If an audience is being persuaded without realizing, can they stop it?

 

 

2 thoughts on “The Age of Propaganda

  1. I think that it is very difficult for an audience to stop something that they don’t realize is happening. If an audience doesn’t see these ads and movements as propaganda, they often perhaps aren’t associating these initiatives with anything negative. Schivelbusch mentioned in his book a quote by Harold D. Lasswell, a author of a 1930s study on enforced conformity. Lasswell noted, “The spread of controversial issues is propaganda; the spread of accepted attitudes is skills education,” ((Wolfgang Schivelbusch, Three New Deals (New York: Picador, 2006), 74)) demonstrating that the line between propaganda and education is very easily blurred.

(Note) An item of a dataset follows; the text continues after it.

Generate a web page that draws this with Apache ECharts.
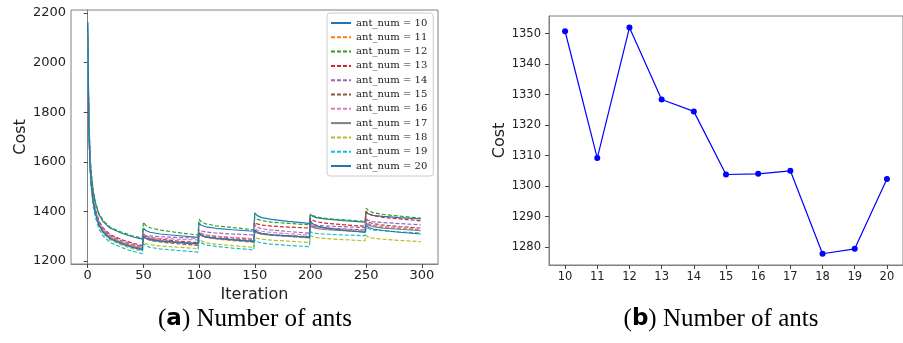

  2. It is very difficult to determine whether or not the target audience that is being persuaded by propaganda can be stopped since they don’t even realize what is happening and what how their support for such propaganda affects the population that is being dehumanized. Schivelbusch states, “Propaganda is the means by which charismatic leadership, circumventing intermediary social and political institutions like parliaments, parties and interest groups, gains direct hold upon the masses” (Wolfgang Schivelbusch, Three New Deals (New York: Picador, 2006), 73). Propaganda is simply a tool that use to further assert the power of the regime and its leaders. Schivelbusch’s definition of propaganda demonstrates its effectiveness under these different governments because of their charismatic leaders and the sense of devotion towards the leaders and the state. Therefore, it is very difficult for an audience to stop something that they don’t realize is happening, especially when the same audience is blinded by the need to serve their country and be “good citizens.”